2020’s data science also has methods to summarise data without any specific target. Supervised methods in data science let us predict something of interest (eg the risk of customer committing fraud) but unsupervised methods allow us to summarise data without a particular response in mind. An example of this we use in BGL is clustering, which can be thought of like a compression process that allows us to look for instances of data which are like other instances, for example, can we find a group of customers who are similar?

Here be dragons

The challenge of untrained data science or abstract methods like text mining is interpretation within the business. Unlike trained methods they do not yield a simple result, for example we should price this policy at £400 or this person has a cancellation risk of 2.1%. The outputs of these analyses are simpler than the raw data by their definition, but they can still take a lot of interpretation to really grasp.

These kinds of interpretation exercises are rarely discussed by data science evangelists but they’re certainly important. Making simple graphs or tools in Excel and putting them into PowerPoint may not be glamorous, but they help those in less technical roles understand the purpose and value of what data science delivers.

In a meeting last Monday, I was doing exactly this kind of translation exercise with regards to a clustering of car insurance customers. During the session, I encouraged the participants to think of the project like drawing a treasure map. The output of the clustering should be a schematic of the customer base which tells the company where they should navigate for optimal results. Although it will ultimately be the data scientist who draws the map, they will need guidance from the business for what to put on the legend. The clustering should show were the gold is buried (ie lucrative segments of the market) but it’s equally important to plot the dragons, sea monsters and suchlike because these represent areas you’d rather avoid (potential losses). There must be a give and take between the cartographer and the navigator.

Wrapping up (Christmas pun absolutely intended)

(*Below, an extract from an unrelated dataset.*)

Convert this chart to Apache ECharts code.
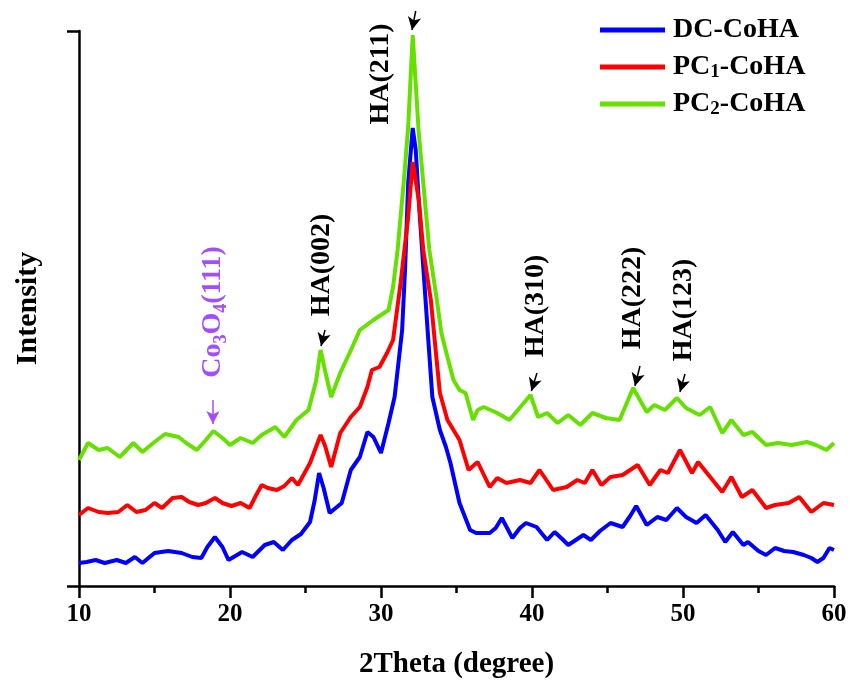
<!DOCTYPE html>
<html>
<head>
<meta charset="utf-8">
<script src="https://cdn.jsdelivr.net/npm/echarts@6/dist/echarts.min.js"></script>
<style>html,body{margin:0;padding:0;background:#fff}#c{width:849px;height:686px}</style>
</head>
<body>
<div id="c"></div>
<script>
// 2Theta (degree), intensity (a.u.)
const seriesNames = ['DC-CoHA', 'PC1-CoHA', 'PC2-CoHA'];
const xTicks = [10, 20, 30, 40, 50, 60];

const dcCoHA = [[10,23],[10.5,24],[11.1,26],[11.7,23],[12.5,26],[13.1,23],[13.7,29],[14.2,23],[15.0,33],[15.9,35],[16.8,33],[17.5,29],[18.1,28],[18.5,39],[19.0,49],[19.5,39],[19.9,26],[20.8,34],[21.5,29],[22.3,41],[22.9,44],[23.5,36],[24.1,46],[24.7,52],[25.3,64],[25.6,85],[25.9,113],[26.2,98],[26.6,73],[27.0,78],[27.4,83],[28.0,116],[28.6,129],[29.1,154],[29.5,149],[30.0,133],[30.5,163],[30.9,189],[31.2,229],[31.4,256],[31.6,319],[31.8,403],[32.1,458],[32.3,436],[32.5,386],[32.8,319],[33.1,253],[33.4,189],[33.9,156],[34.3,139],[34.6,123],[35.2,83],[35.9,56],[36.3,53],[36.6,53],[37.2,53],[37.6,58],[38.0,68],[38.7,48],[39.2,58],[39.6,63],[40.3,59],[41.0,46],[41.5,54],[42.0,47],[42.4,41],[43.0,47],[43.4,51],[43.9,46],[44.5,55],[45.2,63],[46.0,59],[46.5,70],[46.9,80],[47.6,61],[48.3,69],[48.9,66],[49.6,78],[50.2,69],[50.9,63],[51.5,71],[52.3,56],[52.8,44],[53.3,54],[54.0,41],[54.3,44],[55.0,35],[55.5,31],[56.1,38],[56.7,35],[57.3,34],[58.0,31],[58.5,28],[58.9,24],[59.3,28],[59.7,38],[60,36]];

const pc1CoHA = [[10,71],[10.6,78],[11.3,74],[11.9,73],[12.6,74],[13.2,81],[13.8,74],[14.4,76],[15.0,83],[15.5,78],[16.2,88],[16.8,89],[17.3,84],[17.9,81],[18.4,83],[19.0,88],[19.5,83],[20.1,80],[20.7,83],[21.3,78],[21.7,90],[22.1,101],[22.5,98],[23.1,96],[23.6,100],[24.1,108],[24.5,101],[25.3,123],[26.0,151],[26.3,140],[26.7,119],[27.3,153],[28.0,169],[28.6,179],[29.1,199],[29.4,216],[29.9,219],[30.4,233],[30.8,246],[31.3,303],[31.8,369],[32.1,424],[32.5,386],[32.8,336],[33.3,286],[33.6,239],[33.9,193],[34.4,166],[35.2,146],[35.8,116],[36.4,124],[37.2,99],[37.7,108],[38.3,103],[39.2,106],[39.9,103],[40.5,116],[41.4,96],[42.3,99],[43.0,106],[43.5,103],[44.0,116],[44.6,101],[45.2,109],[46.0,111],[47.0,121],[47.8,101],[48.5,116],[49.0,113],[49.8,136],[50.6,113],[51.0,124],[51.8,109],[52.6,94],[53.2,109],[53.9,89],[54.6,96],[55.5,78],[56.1,81],[57.0,83],[57.7,89],[58.5,74],[59.3,83],[60,81]];

const pc2CoHA = [[10,126],[10.6,143],[11.3,136],[11.9,138],[12.7,129],[13.6,143],[14.2,134],[15.0,144],[15.7,152],[16.6,149],[17.1,143],[17.8,136],[18.4,146],[18.9,155],[19.5,148],[20.0,141],[20.7,148],[21.5,143],[22.1,151],[23.0,159],[23.6,149],[24.4,166],[25.2,176],[25.7,205],[26.0,236],[26.3,215],[26.7,189],[27.3,213],[28.1,239],[28.6,256],[29.5,266],[30.5,276],[30.8,299],[31.1,336],[31.5,403],[31.8,459],[32.1,551],[32.5,453],[32.8,403],[33.2,336],[33.7,286],[34.0,253],[34.4,229],[34.8,206],[35.2,196],[35.6,193],[36.1,166],[36.4,176],[36.8,179],[37.7,173],[38.5,166],[38.9,173],[39.9,191],[40.4,169],[41.0,173],[41.7,163],[42.4,171],[43.2,161],[44.0,173],[44.9,168],[45.8,166],[46.7,198],[47.6,174],[48.1,181],[48.8,176],[49.6,188],[50.2,178],[51.1,171],[51.8,179],[52.6,153],[53.2,166],[54.0,151],[54.6,154],[55.5,141],[56.3,143],[57.2,141],[58.2,144],[58.8,141],[59.5,136],[60,143]];

// peak annotations (same intensity units): label, label centre [x, y], arrow from [x, y] to [x, y]
const peakLabels = ['Co3O4(111)', 'HA(002)', 'HA(211)', 'HA(310)', 'HA(222)', 'HA(123)'];
const labelCentres = [[18.87, 274], [26.09, 321], [30.0, 512], [40.26, 280], [46.69, 288], [50.07, 276]];
const arrowFrom = [[18.87, 186], [26.29, 256], [32.30, 575], [40.33, 213], [47.15, 220], [50.13, 212]];
const arrowTo = [[18.87, 162], [26.03, 240], [32.05, 556], [39.96, 195], [46.82, 200], [49.80, 194]];

const FONT = '"Liberation Serif", "Times New Roman", serif';
const PURPLE = '#a24dff';
const colors = ['#0000ff', '#ff0000', '#66e000'];

function labelText(name) {
  if (name === 'Co3O4(111)') return '{n|Co}{s|3}{n|O}{s|4}{n|(111)}';
  return '{b|' + name + '}';
}

const markPointData = peakLabels.map((name, i) => ({
  name: name,
  coord: labelCentres[i],
  label: {
    formatter: labelText(name),
    color: name.startsWith('Co') ? PURPLE : '#000'
  }
}));

const markLineData = peakLabels.map((name, i) => [
  { coord: arrowFrom[i], lineStyle: { color: name.startsWith('Co') ? PURPLE : '#000' }, itemStyle: { color: name.startsWith('Co') ? PURPLE : '#000' } },
  { coord: arrowTo[i] }
]);

const chart = echarts.init(document.getElementById('c'));
const dataSets = [dcCoHA, pc1CoHA, pc2CoHA];

const series = seriesNames.map((name, i) => ({
  name: name,
  type: 'line',
  data: dataSets[i],
  showSymbol: false,
  symbol: 'none',
  clip: false,
  lineStyle: { color: colors[i], width: 4 },
  itemStyle: { color: colors[i] },
  emphasis: { disabled: true },
  z: 2 + i
}));

// annotation layer: same x scale and same intensity-per-pixel scale, extended to the top edge
series.push({
  name: 'annotations',
  type: 'line',
  xAxisIndex: 1,
  yAxisIndex: 1,
  data: [],
  symbol: 'none',
  silent: true,
  z: 10,
  markPoint: {
    symbol: 'circle',
    symbolSize: 1,
    itemStyle: { color: 'rgba(0,0,0,0)' },
    silent: true,
    label: {
      show: true,
      position: 'inside',
      rotate: 90,
      fontFamily: FONT,
      fontWeight: 'bold',
      rich: {
        b: { fontFamily: FONT, fontWeight: 'bold', fontSize: 28, color: '#000' },
        n: { fontFamily: FONT, fontWeight: 'bold', fontSize: 28, color: PURPLE, lineHeight: 34, verticalAlign: 'middle' },
        s: { fontFamily: FONT, fontWeight: 'bold', fontSize: 18, color: PURPLE, lineHeight: 34, verticalAlign: 'bottom', padding: [12, 0, 0, 0] }
      }
    },
    data: markPointData
  },
  markLine: {
    silent: true,
    symbol: ['none', 'arrow'],
    symbolSize: [10, 13],
    label: { show: false },
    lineStyle: { color: '#000', width: 1.5, type: 'solid' },
    itemStyle: { color: '#000' },
    emphasis: { disabled: true },
    data: markLineData
  }
});

chart.setOption({
  animation: false,
  backgroundColor: '#fff',
  grid: [
    { left: 79, right: 15, top: 31, bottom: 100, containLabel: false, outerBoundsMode: 'none' },
    { left: 79, right: 15, top: 0, bottom: 100, containLabel: false, outerBoundsMode: 'none' }
  ],
  legend: {
    orient: 'vertical',
    left: 595,
    top: 10,
    icon: 'rect',
    itemWidth: 65,
    itemHeight: 5,
    itemGap: 7,
    selectedMode: false,
    data: seriesNames,
    formatter: function (name) {
      const m = name.match(/^PC(\d)(.*)$/);
      if (m) return '{t|PC}{s|' + m[1] + '}{t|' + m[2] + '}';
      return '{t|' + name + '}';
    },
    textStyle: {
      padding: [0, 0, 0, 3],
      lineHeight: 30,
      rich: {
        t: { fontFamily: FONT, fontWeight: 'bold', fontSize: 28, color: '#000', lineHeight: 30 },
        s: { fontFamily: FONT, fontWeight: 'bold', fontSize: 19, color: '#000', lineHeight: 30, verticalAlign: 'bottom' }
      }
    }
  },
  xAxis: [{
    type: 'value',
    gridIndex: 0,
    min: 10,
    max: 60,
    interval: 10,
    name: '2Theta (degree)',
    nameLocation: 'middle',
    nameGap: 64,
    nameTextStyle: { fontFamily: FONT, fontWeight: 'bold', fontSize: 29, color: '#000' },
    axisLine: { show: true, onZero: false, lineStyle: { color: '#000', width: 2.5 } },
    axisTick: { show: true, inside: false, length: 12, lineStyle: { color: '#000', width: 2.5 } },
    minorTick: { show: true, splitNumber: 2, length: 7, lineStyle: { color: '#000', width: 2.5 } },
    axisLabel: { margin: 16, fontFamily: FONT, fontWeight: 'bold', fontSize: 25, color: '#000', formatter: function (v) { return xTicks.indexOf(v) >= 0 ? String(v) : ''; } },
    splitLine: { show: false }
  }, {
    type: 'value',
    gridIndex: 1,
    min: 10,
    max: 60,
    show: false
  }],
  yAxis: [{
    type: 'value',
    gridIndex: 0,
    min: 0,
    max: 555,
    interval: 555,
    name: 'Intensity',
    nameLocation: 'middle',
    nameRotate: 90,
    nameGap: 36,
    nameTextStyle: { fontFamily: FONT, fontWeight: 'bold', fontSize: 30, color: '#000' },
    axisLine: { show: true, lineStyle: { color: '#000', width: 2.5 } },
    axisTick: { show: true, inside: false, length: 12, lineStyle: { color: '#000', width: 2.5 } },
    axisLabel: { show: false },
    splitLine: { show: false }
  }, {
    type: 'value',
    gridIndex: 1,
    min: 0,
    max: 586,
    show: false
  }],
  series: series
});
</script>
</body>
</html>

Although we’ve taken some festive, nautical and historical detours the essence of this article has been about the contemporary definition of data. I have been arguing that although analytics is rightfully fashionable right now, people usually overlook the inherent linkage between the analytics being done and rich range of data that is being analysed.

The buzzword is all about the bigness of data but I hope this article has made it clear that size isn’t the whole issue here. We also must consider the speed with which data is generated, the diversity of its structure and how we can make it useful for our businesses. These things mean that the nature of modern data is an ever-evolving challenge, a challenge that will never be entirely overcome at any given moment. However, for every development in the creation of and nature of data there are matched developments in analytical and storage methods.

BGL’s priority is not to get tied up in the buzzwords. The data team is here to deliver value from the data, whatever that data may be. Given my scepticism regarding buzzwords you might want to put me on Santa’s naughty list for mentioning things like gradient boosting and LDA, however I feel comfortable discussing these things because we use them to deliver benefit to the business and, crucially, to our customers.

Having a healthy appreciation of data is a wonderful way for any organisation to understand how its customers are behaving, to learn what they think and predict how they are likely to act in the future. Almost everything written on this Medium portal refers to a project or concept which has data at its foundation. Although its data science itself is the activity that is heralded with manner of nerdy glamour, I implore everyone building a business in 2021 to also be mindful of the data they are creating and how it represents the real nuts and bolts of their organisation.